The first thing to consider when making your selection is what type of environment will you be running in. If you are dealing with a standard dry trail then you’re going to want option that is lightweight and extremely breathable, preferably with a “one strap application” so that it is easy on and easy off. This way you can get the maximum amount of protection from rocks, pebbles, and all forms of dust without having too much weight added to your feet. However, if you know that you are going to be coming across water and mud on your trail then you will definitely want to select a gaiter that features waterproof material. You will find that the right waterproof gaiter when utilized with a solid waterproof running shoe will keep your feet nice and dry when you were dealing with Mother Nature.

 

When evaluating what the seasoned trail runners had to say about utilizing gaiters, we have found that there are some pros and cons that should be considered. First and foremost, they offer you an extra layer of protection from moisture and debris that is simply not comparable to not using them. If you know that dust and pebbles are going to be an issue then the decision is really a no-brainer. Better to use a gaiter than to have skin irritation or blisters.

Secondly, they are a rather inexpensive piece of equipment that protects a very expensive piece of equipment, your shoes. Think of buying an expensive racecar and not protecting it from a sand storm because you didn’t buy a twenty dollar dust cover. Furthermore, no matter which one you choose to go with, they are all pretty lightweight and will not add too much weight to your feet.

The two biggest complaints against using them is that they can be difficult to put on and off until you really get the hang of it. If you think this might be an issue for you, our buying guide contains a very simple one action gaiter that works great. The other complaint is that it’s an additional piece of equipment to keep track of (aka, lose). Depending on how long your runs are and if you carry a pack or not, keep in mind that you may want to remove them once you don’t need them.
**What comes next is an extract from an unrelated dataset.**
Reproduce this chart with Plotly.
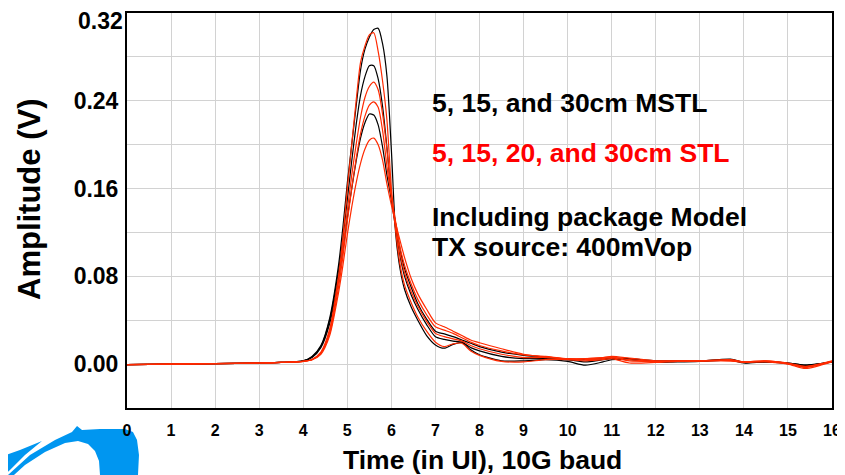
import plotly.graph_objects as go

# ---- data ----
t_ui = [0, 1, 2, 3, 3.5, 4.0, 4.2, 4.4, 4.6, 4.8, 4.9, 5.0, 5.1, 5.2, 5.3, 5.4, 5.5, 5.6, 5.7, 5.8,
        5.9, 6.0, 6.1, 6.2, 6.3, 6.45, 6.6, 6.8, 7.0, 7.2, 7.4, 7.6, 7.8, 8.0, 8.5, 9.0, 9.5, 10.0,
        10.4, 10.8, 11.0, 11.4, 12.0, 12.5, 13.0, 13.7, 14.0, 14.5, 15.0, 15.4, 16.0]

mstl_5cm = [-0.0005, 0.0, 0.0005, 0.001, 0.0015, 0.003, 0.007, 0.017, 0.042, 0.09, 0.125, 0.165, 0.2,
            0.235, 0.268, 0.287, 0.298, 0.305, 0.306, 0.292, 0.262, 0.195, 0.118, 0.086, 0.068, 0.052,
            0.04, 0.026, 0.0175, 0.0145, 0.018, 0.0198, 0.013, 0.0085, 0.003, 0.003, 0.004, 0.0025,
            -0.001, 0.002, 0.004, 0.0045, 0.002, 0.002, 0.0025, 0.0045, 0.0015, 0.002, 0.0005, -0.0015, 0.002]
mstl_15cm = [-0.0005, 0.0, 0.0005, 0.001, 0.0015, 0.003, 0.0065, 0.016, 0.04, 0.085, 0.115, 0.15, 0.185,
             0.218, 0.245, 0.262, 0.272, 0.272, 0.26, 0.235, 0.197, 0.152, 0.123, 0.098, 0.08, 0.063,
             0.05, 0.036, 0.025, 0.0225, 0.021, 0.02, 0.015, 0.012, 0.007, 0.005, 0.005, 0.004,
             0.002, 0.004, 0.005, 0.004, 0.002, 0.0025, 0.0025, 0.0035, 0.001, 0.002, 0.001, -0.001, 0.002]
mstl_30cm = [-0.0005, 0.0, 0.0005, 0.001, 0.0015, 0.003, 0.006, 0.015, 0.037, 0.078, 0.104, 0.133, 0.16,
             0.185, 0.206, 0.22, 0.228, 0.227, 0.218, 0.198, 0.172, 0.15, 0.127, 0.104, 0.087, 0.07,
             0.055, 0.041, 0.030, 0.0275, 0.025, 0.022, 0.019, 0.016, 0.011, 0.008, 0.0065, 0.004,
             0.004, 0.005, 0.0055, 0.005, 0.003, 0.003, 0.003, 0.004, 0.0015, 0.002, 0.001, -0.001, 0.002]

stl_5cm = [-0.0005, 0.0, 0.0005, 0.001, 0.0015, 0.0025, 0.0045, 0.011, 0.032, 0.08, 0.115, 0.16, 0.2,
           0.24, 0.275, 0.29, 0.3, 0.302, 0.285, 0.258, 0.222, 0.16, 0.12, 0.09, 0.072, 0.056,
           0.043, 0.03, 0.02, 0.016, 0.0185, 0.019, 0.012, 0.008, 0.0025, 0.002, 0.004, 0.004,
           0.003, 0.004, 0.005, 0.001, 0.0015, 0.0025, 0.003, 0.004, 0.002, 0.002, 0.0, -0.004, 0.002]
stl_15cm = [-0.0005, 0.0, 0.0005, 0.001, 0.0015, 0.0025, 0.004, 0.01, 0.03, 0.075, 0.105, 0.14, 0.172,
            0.2, 0.225, 0.243, 0.253, 0.257, 0.25, 0.228, 0.195, 0.155, 0.126, 0.1, 0.083, 0.066,
            0.053, 0.039, 0.028, 0.025, 0.023, 0.021, 0.017, 0.014, 0.009, 0.006, 0.006, 0.0045,
            0.004, 0.005, 0.006, 0.003, 0.0025, 0.0025, 0.003, 0.003, 0.0015, 0.0025, 0.0005, -0.0025, 0.0025]
stl_20cm = [-0.0005, 0.0, 0.0005, 0.001, 0.0015, 0.0025, 0.004, 0.01, 0.028, 0.07, 0.098, 0.13, 0.16,
            0.187, 0.21, 0.226, 0.236, 0.239, 0.234, 0.213, 0.18, 0.152, 0.129, 0.106, 0.09, 0.073,
            0.059, 0.045, 0.034, 0.031, 0.028, 0.024, 0.02, 0.017, 0.012, 0.0085, 0.007, 0.005,
            0.005, 0.006, 0.0065, 0.004, 0.0025, 0.003, 0.003, 0.0035, 0.002, 0.003, 0.0005, -0.003, 0.0025]
stl_30cm = [-0.0005, 0.0, 0.0005, 0.001, 0.0015, 0.0025, 0.004, 0.009, 0.026, 0.065, 0.09, 0.118, 0.143,
            0.165, 0.183, 0.196, 0.204, 0.206, 0.2, 0.186, 0.164, 0.145, 0.128, 0.112, 0.097, 0.078,
            0.064, 0.05, 0.0376, 0.034, 0.03, 0.026, 0.022, 0.0195, 0.014, 0.009, 0.0065, 0.005,
            0.005, 0.006, 0.007, 0.0055, 0.003, 0.003, 0.003, 0.003, 0.002, 0.003, 0.001, -0.002, 0.003]

black_series = [("5cm MSTL", mstl_5cm), ("15cm MSTL", mstl_15cm), ("30cm MSTL", mstl_30cm)]
red_series = [("5cm STL", stl_5cm), ("15cm STL", stl_15cm), ("20cm STL", stl_20cm), ("30cm STL", stl_30cm)]

y_ticks = [-0.04, 0.0, 0.04, 0.08, 0.12, 0.16, 0.20, 0.24, 0.28, 0.32]
y_tick_text = ["", "0.00", "", "0.08", "", "0.16", "", "0.24", "", ""]
y_top_label = "0.32"   # drawn just under the top edge, as in the reference
x_ticks = list(range(0, 17))
x_tick_text = [str(v) for v in x_ticks]

# ---- layout geometry (page pixels; the page body has an 8px margin) ----
OFF = 8
W, H = 845 - OFF, 475 - OFF
X0, X1, Y0, Y1 = 127, 832, 13, 408          # plot area in page pixels
L, R, T, B = X0 - OFF, W - (X1 - OFF), Y0 - OFF, H - (Y1 - OFF)
PW, PH = X1 - X0, Y1 - Y0


def px(xp):
    return (xp - X0) / PW


def py(yp):
    return (Y1 - yp) / PH


FONT = "Arial, Liberation Sans, sans-serif"

fig = go.Figure()
for name, vals in black_series:
    fig.add_trace(go.Scatter(x=t_ui, y=vals, mode="lines", name=name,
                             line=dict(color="#000000", width=1.2, shape="spline", smoothing=0.7)))
for name, vals in red_series:
    fig.add_trace(go.Scatter(x=t_ui, y=vals, mode="lines", name=name,
                             line=dict(color="#ff2a00", width=1.2, shape="spline", smoothing=0.7)))

axis_common = dict(showline=True, linecolor="#000000", linewidth=2, mirror=True, automargin=False,
                   showgrid=True, gridcolor="#d2d2d2", gridwidth=1, zeroline=False, ticks="",
                   ticklabeloverflow="allow")

fig.update_xaxes(range=[0, 16], tickvals=x_ticks, ticktext=x_tick_text,
                 tickfont=dict(family=FONT, size=16, color="#000000", weight="bold"),
                 ticklabelstandoff=7, **axis_common)
fig.update_yaxes(range=[-0.04, 0.32], tickvals=y_ticks, ticktext=y_tick_text,
                 tickfont=dict(family=FONT, size=23, color="#000000", weight="bold"),
                 ticklabelstandoff=2, **axis_common)


def note(text, xp, yp, size, color="#000000", angle=0, xanchor="left"):
    fig.add_annotation(text=text, x=px(xp), y=py(yp), xref="paper", yref="paper",
                       showarrow=False, xanchor=xanchor, yanchor="middle", textangle=angle,
                       font=dict(family=FONT, size=size, color=color, weight="bold"))


note(y_top_label, 125, 21, 23, xanchor="right")
note("5, 15, and 30cm MSTL", 430, 103, 26.5)
note("5, 15, 20, and 30cm STL", 430, 153, 26.5, color="#ff0000")
note("Including package Model", 430, 217, 26.5)
note("TX source: 400mVop", 430, 247, 26.5)
note("Time (in UI), 10G baud", 483, 460, 26.5, xanchor="center")
note("Amplitude (V)", 30, 199, 31, angle=-90, xanchor="center")


def path(points):
    s = "M " + " L ".join(f"{px(a):.4f},{py(b):.4f}" for a, b in points) + " Z"
    return s


logo_main = [(8, 475), (30, 455), (55, 440), (72, 432), (77, 426), (82, 430), (100, 429), (125, 429),
             (133, 432), (137, 440), (139, 455), (138, 475), (100, 475), (99, 461), (95, 451),
             (88, 444), (78, 441), (65, 443), (45, 452), (25, 465), (14, 475)]
logo_small = [(0, 457), (20, 450), (42, 441), (25, 455), (10, 470), (4, 475), (0, 475)]
for pts in (logo_main, logo_small):
    fig.add_shape(type="path", path=path(pts), xref="paper", yref="paper",
                  fillcolor="#0096f0", line=dict(width=0), layer="below")

fig.update_layout(width=W, height=H, margin=dict(l=L, r=R, t=T, b=B, pad=0, autoexpand=False),
                  paper_bgcolor="#ffffff", plot_bgcolor="#ffffff", showlegend=False)

fig.write_html("out.html")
Overall, trail runners agree that the pros far outweigh the cons when it comes to using gaiters and some consider them to be an essential piece of equipment and won’t hit the trail without them.

 

We hope that we’ve provided you with important information to consider when selecting your gaiter, and again want to emphasis just how important they can be. Testers found that when dealing with messy and debris filled trails, they can make all the difference in the world. Additionally, we have also included some frequently asked questions that trail runners have regarding using gaiters.

 

Q: I run using rain pants in the city, no trails at all. My shoes and socks still get wet. Are gaiters a possible solution?

 

A: They are a definite solution. It’s a good point to make that these can be used for running in the rain. They will keep your feet and socks nice and dry while protecting the investment you made in your running shoes. Pro tip: go for a low gaiter and wear them under your rain pants, not over. This will create a better waterproof seal.

 

Q: What’s the best fabric to consider when selecting a waterproof gaiter?

 

A: Gore-Tex is still the name to be trusted in waterproofing that also gives great breathability. That being said, gaiters with water repellent sprayed on also work well, but must be cleaned more often.

 

Q: What type of maintenance is required when owning a pair of gaiters?

 

A: Not a whole lot, make sure you air dry them over night and keep them free of any dust and debris that can negatively affect the breathability of the fabric.

 

Q: Can I use my trail gaiters when I go hiking in the woods?

 

A: Most people wouldn’t. In the woods you will be dealing with high weeds and brush. Hiking gaiters are taller and thinker to give you the protection that you need. Likewise, you wouldn’t want to run in hiking gaiters.

 

Q: My trail shoes have an integrated gaiter, so I don’t really need them.

 

A: Think again. Having a separate gaiter is an additional layer of protection that acts as a first line of defense. This means that you won’t have to dry out your shoes as much and if you have two days of back to back trail running, you’re going to either need another pair of trail running shoes, or wet and uncomfortable feet.